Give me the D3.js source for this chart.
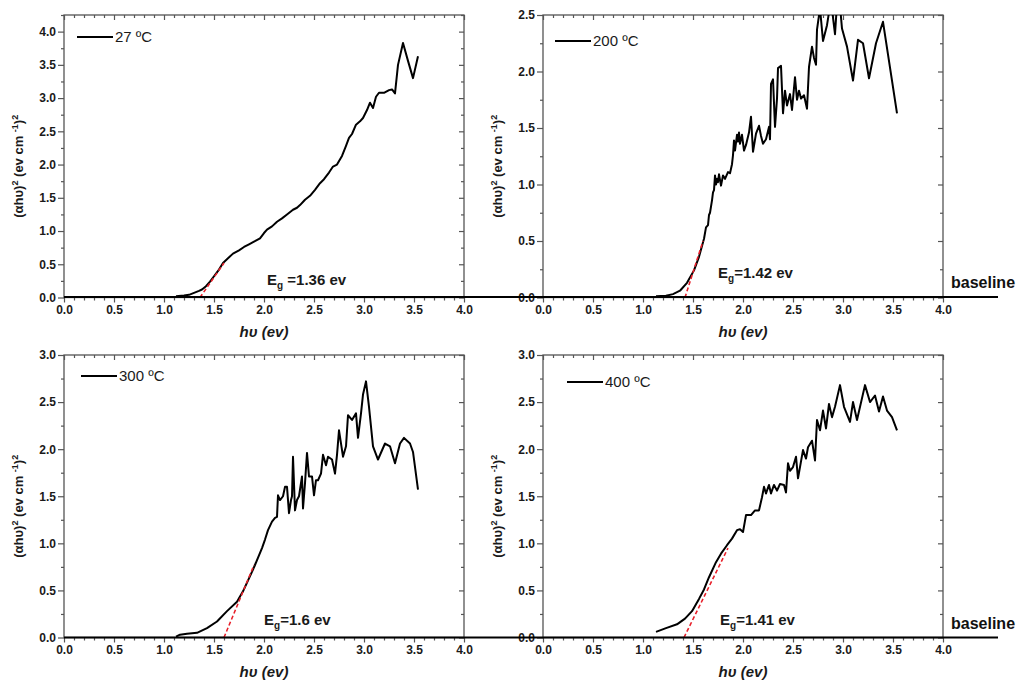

==

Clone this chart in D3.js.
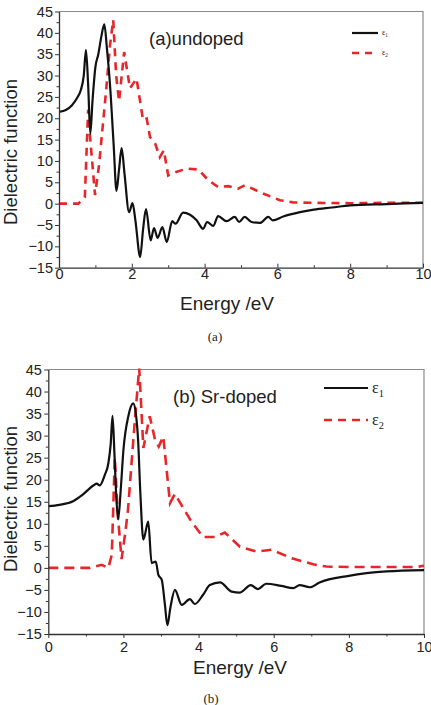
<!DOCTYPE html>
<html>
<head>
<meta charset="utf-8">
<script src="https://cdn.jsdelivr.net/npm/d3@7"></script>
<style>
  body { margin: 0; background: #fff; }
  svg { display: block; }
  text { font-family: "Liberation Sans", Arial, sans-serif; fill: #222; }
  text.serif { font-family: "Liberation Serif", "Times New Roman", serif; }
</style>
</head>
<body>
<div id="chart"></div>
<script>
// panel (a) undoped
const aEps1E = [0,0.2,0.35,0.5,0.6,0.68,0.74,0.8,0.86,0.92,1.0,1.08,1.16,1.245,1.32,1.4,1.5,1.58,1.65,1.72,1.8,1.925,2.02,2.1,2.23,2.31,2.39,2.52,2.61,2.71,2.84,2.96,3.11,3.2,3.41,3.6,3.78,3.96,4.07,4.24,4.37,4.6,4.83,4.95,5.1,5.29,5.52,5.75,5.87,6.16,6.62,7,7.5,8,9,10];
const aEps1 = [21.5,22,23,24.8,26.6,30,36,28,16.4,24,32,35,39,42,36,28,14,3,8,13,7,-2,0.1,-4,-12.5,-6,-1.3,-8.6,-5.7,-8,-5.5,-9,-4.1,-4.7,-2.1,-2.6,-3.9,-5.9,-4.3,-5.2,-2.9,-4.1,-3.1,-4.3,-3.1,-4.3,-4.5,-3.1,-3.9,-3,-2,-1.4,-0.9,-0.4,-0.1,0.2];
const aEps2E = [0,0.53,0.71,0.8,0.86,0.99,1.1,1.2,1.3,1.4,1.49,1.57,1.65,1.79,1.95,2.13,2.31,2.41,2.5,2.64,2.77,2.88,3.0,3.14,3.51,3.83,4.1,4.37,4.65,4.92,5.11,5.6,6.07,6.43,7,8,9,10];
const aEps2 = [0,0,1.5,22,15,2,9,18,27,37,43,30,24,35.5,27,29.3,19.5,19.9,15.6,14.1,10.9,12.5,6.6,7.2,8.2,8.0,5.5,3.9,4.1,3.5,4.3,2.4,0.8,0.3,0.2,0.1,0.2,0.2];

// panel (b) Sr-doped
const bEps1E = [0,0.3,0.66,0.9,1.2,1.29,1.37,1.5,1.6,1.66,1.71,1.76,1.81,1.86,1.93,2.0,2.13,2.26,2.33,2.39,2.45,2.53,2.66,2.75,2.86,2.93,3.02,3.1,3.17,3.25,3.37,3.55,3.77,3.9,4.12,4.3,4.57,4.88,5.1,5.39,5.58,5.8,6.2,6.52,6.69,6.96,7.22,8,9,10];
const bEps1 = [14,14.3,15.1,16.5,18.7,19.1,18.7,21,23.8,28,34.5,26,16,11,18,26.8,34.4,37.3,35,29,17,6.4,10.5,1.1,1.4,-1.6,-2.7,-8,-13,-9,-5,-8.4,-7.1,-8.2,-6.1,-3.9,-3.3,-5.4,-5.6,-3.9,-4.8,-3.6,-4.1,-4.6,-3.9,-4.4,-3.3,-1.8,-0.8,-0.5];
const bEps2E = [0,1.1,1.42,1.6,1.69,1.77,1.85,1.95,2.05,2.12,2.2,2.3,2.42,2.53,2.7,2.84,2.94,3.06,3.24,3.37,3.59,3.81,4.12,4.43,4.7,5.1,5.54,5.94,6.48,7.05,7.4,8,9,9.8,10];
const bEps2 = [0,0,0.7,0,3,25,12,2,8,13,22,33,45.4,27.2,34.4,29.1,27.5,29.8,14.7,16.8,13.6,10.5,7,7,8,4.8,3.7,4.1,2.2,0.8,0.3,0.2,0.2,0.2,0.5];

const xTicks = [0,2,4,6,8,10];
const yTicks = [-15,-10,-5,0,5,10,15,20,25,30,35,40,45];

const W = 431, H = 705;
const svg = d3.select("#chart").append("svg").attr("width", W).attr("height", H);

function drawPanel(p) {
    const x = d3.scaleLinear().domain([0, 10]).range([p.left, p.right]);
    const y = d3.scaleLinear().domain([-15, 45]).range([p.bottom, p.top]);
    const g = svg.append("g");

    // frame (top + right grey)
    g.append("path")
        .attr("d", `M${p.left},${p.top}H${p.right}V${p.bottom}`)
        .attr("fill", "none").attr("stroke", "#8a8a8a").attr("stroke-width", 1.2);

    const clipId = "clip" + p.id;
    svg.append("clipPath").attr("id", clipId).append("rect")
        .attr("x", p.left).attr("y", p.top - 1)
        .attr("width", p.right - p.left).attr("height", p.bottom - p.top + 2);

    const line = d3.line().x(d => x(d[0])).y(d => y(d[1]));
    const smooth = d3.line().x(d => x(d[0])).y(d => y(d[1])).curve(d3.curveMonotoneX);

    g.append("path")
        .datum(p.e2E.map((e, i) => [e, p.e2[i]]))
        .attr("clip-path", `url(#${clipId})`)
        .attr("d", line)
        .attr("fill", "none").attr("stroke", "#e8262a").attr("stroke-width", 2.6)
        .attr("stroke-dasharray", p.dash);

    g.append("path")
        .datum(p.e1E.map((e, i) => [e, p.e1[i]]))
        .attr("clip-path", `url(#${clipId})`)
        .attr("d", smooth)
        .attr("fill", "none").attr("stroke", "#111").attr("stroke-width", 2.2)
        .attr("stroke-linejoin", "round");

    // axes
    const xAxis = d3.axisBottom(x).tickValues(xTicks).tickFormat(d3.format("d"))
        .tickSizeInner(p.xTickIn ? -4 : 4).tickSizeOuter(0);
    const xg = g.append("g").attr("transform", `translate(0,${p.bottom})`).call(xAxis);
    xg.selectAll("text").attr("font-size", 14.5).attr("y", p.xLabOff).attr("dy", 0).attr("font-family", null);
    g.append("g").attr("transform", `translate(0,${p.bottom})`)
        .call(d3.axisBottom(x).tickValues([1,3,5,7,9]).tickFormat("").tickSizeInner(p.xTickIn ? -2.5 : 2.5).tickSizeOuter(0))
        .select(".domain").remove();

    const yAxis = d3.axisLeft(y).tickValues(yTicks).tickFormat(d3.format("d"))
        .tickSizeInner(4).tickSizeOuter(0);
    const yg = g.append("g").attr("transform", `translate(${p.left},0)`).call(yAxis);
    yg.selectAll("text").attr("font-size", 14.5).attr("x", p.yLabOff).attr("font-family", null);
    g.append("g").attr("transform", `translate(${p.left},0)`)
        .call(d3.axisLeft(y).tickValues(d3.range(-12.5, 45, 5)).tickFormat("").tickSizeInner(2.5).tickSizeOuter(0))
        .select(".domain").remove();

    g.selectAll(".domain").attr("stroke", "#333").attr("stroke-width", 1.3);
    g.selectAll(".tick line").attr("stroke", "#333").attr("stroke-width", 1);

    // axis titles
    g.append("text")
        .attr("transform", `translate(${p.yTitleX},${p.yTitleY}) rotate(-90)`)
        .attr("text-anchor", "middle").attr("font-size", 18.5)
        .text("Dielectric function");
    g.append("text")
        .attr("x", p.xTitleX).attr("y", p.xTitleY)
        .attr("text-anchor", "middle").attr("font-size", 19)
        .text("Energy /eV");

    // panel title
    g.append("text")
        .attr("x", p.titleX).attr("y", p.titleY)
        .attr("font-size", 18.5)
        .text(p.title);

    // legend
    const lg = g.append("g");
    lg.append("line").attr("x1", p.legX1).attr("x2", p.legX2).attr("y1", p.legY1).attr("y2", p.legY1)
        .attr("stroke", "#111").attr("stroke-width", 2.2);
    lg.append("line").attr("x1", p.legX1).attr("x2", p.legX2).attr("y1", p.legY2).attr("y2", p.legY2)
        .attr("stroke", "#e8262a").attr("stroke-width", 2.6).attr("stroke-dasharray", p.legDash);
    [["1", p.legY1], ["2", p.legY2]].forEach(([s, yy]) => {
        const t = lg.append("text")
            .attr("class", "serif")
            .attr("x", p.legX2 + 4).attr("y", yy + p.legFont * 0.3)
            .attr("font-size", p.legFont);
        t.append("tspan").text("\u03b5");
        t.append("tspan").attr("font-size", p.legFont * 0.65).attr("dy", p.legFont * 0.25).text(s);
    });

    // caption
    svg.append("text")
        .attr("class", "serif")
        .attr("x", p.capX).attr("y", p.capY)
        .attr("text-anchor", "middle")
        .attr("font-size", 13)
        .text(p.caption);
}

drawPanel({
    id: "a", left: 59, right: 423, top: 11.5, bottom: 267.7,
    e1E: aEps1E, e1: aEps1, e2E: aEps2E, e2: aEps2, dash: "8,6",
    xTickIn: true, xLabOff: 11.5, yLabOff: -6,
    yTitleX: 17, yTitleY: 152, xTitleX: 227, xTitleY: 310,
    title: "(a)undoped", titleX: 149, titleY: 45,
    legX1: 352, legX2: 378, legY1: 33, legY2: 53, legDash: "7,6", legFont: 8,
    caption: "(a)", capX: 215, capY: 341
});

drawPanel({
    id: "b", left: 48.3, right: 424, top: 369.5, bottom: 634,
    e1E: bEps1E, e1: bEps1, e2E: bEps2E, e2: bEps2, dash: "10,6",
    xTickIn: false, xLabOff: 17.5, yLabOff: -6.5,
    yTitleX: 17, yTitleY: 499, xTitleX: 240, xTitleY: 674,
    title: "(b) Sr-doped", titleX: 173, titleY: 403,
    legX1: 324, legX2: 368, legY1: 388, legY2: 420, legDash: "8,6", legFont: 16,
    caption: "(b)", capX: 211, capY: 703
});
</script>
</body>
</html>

=== WORK TO DO ===
State the number of lines in the records that include "chart", and write nothing else.

=== WORKED SOLUTION ===
4